L’appelante démontre ainsi le bienfondé de sa créance à hauteur de 6.217,78 euros s’agissant du capital restant dû et 225,78 euros s’agissant de l’assurance.

Les intérêts au taux contractuel de 9,423% seront dus sur la somme de 6.217,78 euros à compter du 2 décembre 2021, date de réception par M. [M] de la mise en demeure après déchéance du terme.

En outre, l’indemnité légale de 8 % apparaît manifestement excessive au regard de la somme due, des paiements effectués par M. [M] et des éléments d’appréciation de la situation financière du débiteur fournis par l’appelante et sera réduite à la somme de 50 euros.

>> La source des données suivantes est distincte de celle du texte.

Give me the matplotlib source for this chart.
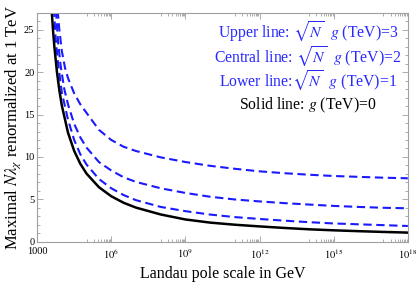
import numpy as np
import matplotlib
matplotlib.use("Agg")
import matplotlib.pyplot as plt
from matplotlib.ticker import FixedLocator, FixedFormatter, MultipleLocator

plt.rcParams['font.family'] = ['Liberation Serif', 'DejaVu Serif']
plt.rcParams['mathtext.fontset'] = 'stix'

# log10 of Landau pole scale (GeV) and maximal N*lambda
solid_exp = [3.58, 3.65, 3.7, 3.8, 3.9, 4.0, 4.25, 4.5, 4.75, 5, 5.5, 6, 6.5, 7,
             8, 9, 10, 11, 12, 13, 14, 15, 16, 17, 18]
solid_val = [27.7, 24.7, 22.96, 20.09, 17.86, 16.07, 12.86, 10.71, 9.18, 8.03, 6.43,
             5.36, 4.59, 4.02, 3.21, 2.62, 2.25, 2.0, 1.8, 1.62, 1.46, 1.34, 1.24,
             1.15, 1.07]

lower_exp = [3.68, 3.75, 3.85, 4.0, 4.25, 4.5, 4.75, 5, 5.5, 6, 6.5, 7, 8, 9, 10,
             11, 12, 13, 14, 15, 16, 17, 18]
lower_val = [27.5, 24.0, 21.0, 17.6, 14.4, 12.0, 10.3, 9.1, 7.4, 6.3, 5.5, 4.9, 4.1,
             3.6, 3.2, 2.9, 2.68, 2.48, 2.3, 2.15, 2.05, 1.95, 1.85]

central_exp = [3.76, 3.85, 3.95, 4.1, 4.25, 4.5, 4.75, 5, 5.5, 6, 6.5, 7, 8, 9, 10,
               11, 12, 13, 14, 15, 16, 17, 18]
central_val = [27.3, 23.5, 20.8, 18.0, 16.2, 13.9, 12.3, 11.1, 9.4, 8.4, 7.6, 7.05, 6.3,
               5.75, 5.3, 4.98, 4.75, 4.55, 4.38, 4.22, 4.1, 4.0, 3.94]

upper_exp = [3.83, 3.9, 4.0, 4.13, 4.25, 4.5, 4.75, 5, 5.5, 6, 6.5, 7, 8, 9, 10, 11,
             12, 13, 14, 15, 16, 17, 18]
upper_val = [27.3, 25.0, 22.5, 20.5, 19.3, 17.5, 16.2, 15.2, 13.2, 12.0, 11.2, 10.7,
             9.95, 9.4, 8.95, 8.6, 8.3, 8.08, 7.9, 7.75, 7.65, 7.55, 7.48]

xtick_exp = [3, 6, 9, 12, 15, 18]
xtick_labels = ['1000', '$10^6$', '$10^9$', '$10^{12}$', '$10^{15}$', '$10^{18}$']

legend_lines = [r'Upper line: $\sqrt{N}$  $g$ (TeV)=3',
                r'Central line: $\sqrt{N}$  $g$ (TeV)=2',
                r'Lower line:$\sqrt{N}$  $g$ (TeV)=1',
                r'Solid line: $g$ (TeV)=0']
legend_colors = ['#2828ff', '#2828ff', '#2828ff', 'black']

fig = plt.figure(figsize=(4.17, 2.86), dpi=100)
ax = fig.add_axes([0.089, 0.155, 0.889, 0.80])

blue = '#1a1aff'
for e, v in [(upper_exp, upper_val), (central_exp, central_val), (lower_exp, lower_val)]:
    ax.plot(10.0 ** np.array(e), v, color=blue, lw=1.5, dashes=(4, 2.2))
ax.plot(10.0 ** np.array(solid_exp), solid_val, color='black', lw=1.8)

ax.set_xscale('log')
ax.set_xlim(1e3, 1e18)
ax.set_ylim(0, 27)

ax.xaxis.set_major_locator(FixedLocator([10.0 ** k for k in xtick_exp]))
ax.xaxis.set_major_formatter(FixedFormatter(xtick_labels))
minors = [m * 10.0 ** (k - 1) for k in xtick_exp[1:] for m in range(1, 10)]
ax.xaxis.set_minor_locator(FixedLocator(minors))
ax.xaxis.set_minor_formatter(FixedFormatter([''] * len(minors)))
ax.yaxis.set_major_locator(MultipleLocator(5))
ax.yaxis.set_minor_locator(MultipleLocator(1))

for s in ax.spines.values():
    s.set_color('#a0a0a0')
    s.set_linewidth(0.8)
ax.tick_params(which='both', direction='in', top=True, right=True,
               color='#a0a0a0', width=0.6, labelsize=7.5, pad=2)
ax.tick_params(which='major', length=4)
ax.tick_params(which='minor', length=2)
ax.tick_params(axis='x', pad=4)

ax.set_xlabel('Landau pole scale in GeV', fontsize=11.5, labelpad=4)
ax.set_ylabel(r'Maximal $N\lambda_\chi$ renormalized at 1 TeV', fontsize=12, labelpad=1)

for i, (txt, c) in enumerate(zip(legend_lines, legend_colors)):
    fig.text(308 / 417, 1 - (32 + 24.5 * i) / 286, txt, color=c, fontsize=11.3,
             ha='center', va='center')

fig.savefig('out.png', dpi=100)
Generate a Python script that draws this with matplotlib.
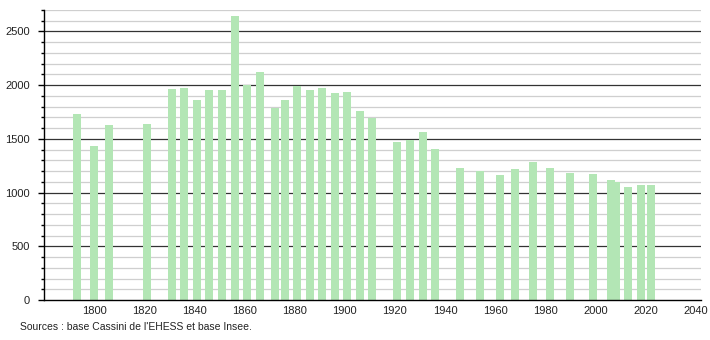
import matplotlib
matplotlib.use('Agg')
import matplotlib.pyplot as plt
import matplotlib.ticker as ticker

# census years and population
years = [1793, 1800, 1806, 1821, 1831, 1836, 1841, 1846, 1851, 1856,
         1861, 1866, 1872, 1876, 1881, 1886, 1891, 1896, 1901, 1906,
         1911, 1921, 1926, 1931, 1936, 1946, 1954, 1962, 1968, 1975,
         1982, 1990, 1999, 2006, 2008, 2013, 2018, 2022]
population = [1735, 1430, 1626, 1636, 1963, 1972, 1860, 1953, 1953, 2645,
              2000, 2121, 1785, 1860, 1991, 1953, 1972, 1925, 1935, 1757,
              1698, 1467, 1486, 1561, 1402, 1227, 1199, 1162, 1218, 1283,
              1227, 1180, 1171, 1115, 1103, 1050, 1068, 1068]

x_ticks = [1800, 1820, 1840, 1860, 1880, 1900, 1920, 1940, 1960, 1980,
           2000, 2020, 2040]
y_ticks = [0, 500, 1000, 1500, 2000, 2500]
source = "Sources : base Cassini de l'EHESS et base Insee."

plt.rcParams['font.family'] = ['Liberation Sans', 'DejaVu Sans']

fig = plt.figure(figsize=(7.1, 3.4), dpi=100)
ax = fig.add_axes([0.062, 0.1176, 0.925, 0.853])

# grid: light every 100, dark every 500
for v in range(100, 2800, 100):
    if v % 500 == 0:
        ax.axhline(v, color='#333333', lw=0.9, zorder=1)
    else:
        ax.axhline(v, color='#cfcfcf', lw=0.9, zorder=1)

ax.bar(years, population, width=3.2, color='#b3e6b5', zorder=2)

ax.set_xlim(1780, 2042)
ax.set_ylim(0, 2700)
ax.set_xticks(x_ticks)
ax.set_yticks(y_ticks)
ax.yaxis.set_minor_locator(ticker.MultipleLocator(100))

for side in ['top', 'right']:
    ax.spines[side].set_visible(False)
ax.spines['left'].set_linewidth(1.0)
ax.spines['bottom'].set_linewidth(1.0)

ax.tick_params(axis='x', length=0, pad=4, labelsize=8, colors='#222222')
ax.tick_params(axis='y', which='major', length=4, width=1, pad=6,
               labelsize=8, labelcolor='#222222')
ax.tick_params(axis='y', which='minor', length=2.5, width=1)

fig.text(0.028, 0.038, source, fontsize=7.5, va='center', ha='left',
         color='#222222')

fig.savefig('out.png', dpi=100)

Le jugement entrepris sera infirmé en ce qu’il a débouté la société Floa de l’ensemble de ses demandes et M. [M] condamné au paiement des sommes précédemment énoncées.

La société Floa sera en revanche déboutée de sa demande de capitalisation des intérêts, en application de l’article L. 312-38 du code de la consommation qui interdit de mettre à la charge de l’emprunteur défaillant tout coût autre que ceux mentionnés à cet article.

Enfin, l’article L. 111-8 du code des procédures civiles d’exécution dispose qu’à l’exception des droits proportionnels de recouvrement ou d’encaissement qui peuvent être mis partiellement à la charge des créanciers dans des conditions fixées par décret en Conseil d’Etat, les frais de l’exécution forcée sont à la charge du débiteur, sauf s’il est manifeste qu’ils n’étaient pas nécessaires au moment où ils ont été exposés. Les contestations sont tranchées par le juge.

Le transfert à la charge du débiteur de tout ou partie des frais exposés par le créancier pour le recouvrement de sa créance, en application de ce texte, doit être sollicité auprès du juge de l’exécution et non, à titre préalable, auprès de la juridiction du fond.

La demande présentée par la banque tendant à la condamnation de M. [M] au paiement des honoraires proportionnels de recouvrement de l’huissier en cas d’exécution forcée du présent arrêt sera en conséquence rejetée.

Sur les dépens et les frais irrépétibles

Le jugement entrepris sera infirmé en ses dispositions relatives aux dépens.

Partie principalement succombante, M. [M] sera condamné aux dépens de première instance et d’appel.

Nonobstant l’issue de la procédure, l’équité et la prise en considération de la disproportion économique majeure existant entre les parties commandent de débouter la société Floa de sa demande au titre de l’article 700 du code de procédure civile.

PAR CES MOTIFS

La cour,

Infirme le jugement entrepris en l’ensemble de ses dispositions,

Statuant à nouveau et y ajoutant,

Condamne M. [H] [M] à payer à la SA Floa les sommes suivantes :

– 6 217,78 euros au titre du capital restant dû, outre les intérêts au taux contractuel de 9,423% à compter du 2 décembre 2021,

– 225,78 euros au titre de l’assurance,

– 50 euros au titre de l’indemnité de l’article D. 312-16 du code de la consommation,

Rejette la demande de capitalisation des intérêts présentée par la SA Floa,

Rejette la demande présentée par la SA Floa tendant à condamner M. [H] [M] au paiement des honoraires proportionnels de recouvrement de l’huissier en cas d’exécution forcée du présent arrêt,

Condamne M. [H] [M] aux dépens de première instance et d’appel,

Déboute la SA Floa de sa demande au titre de l’article 700 du code de procédure civile.

L’arrêt a été signé par O. CLEMENT, Président et par Mme MAGIS, greffier auquel la minute de la décision a été remise par le magistrat signataire.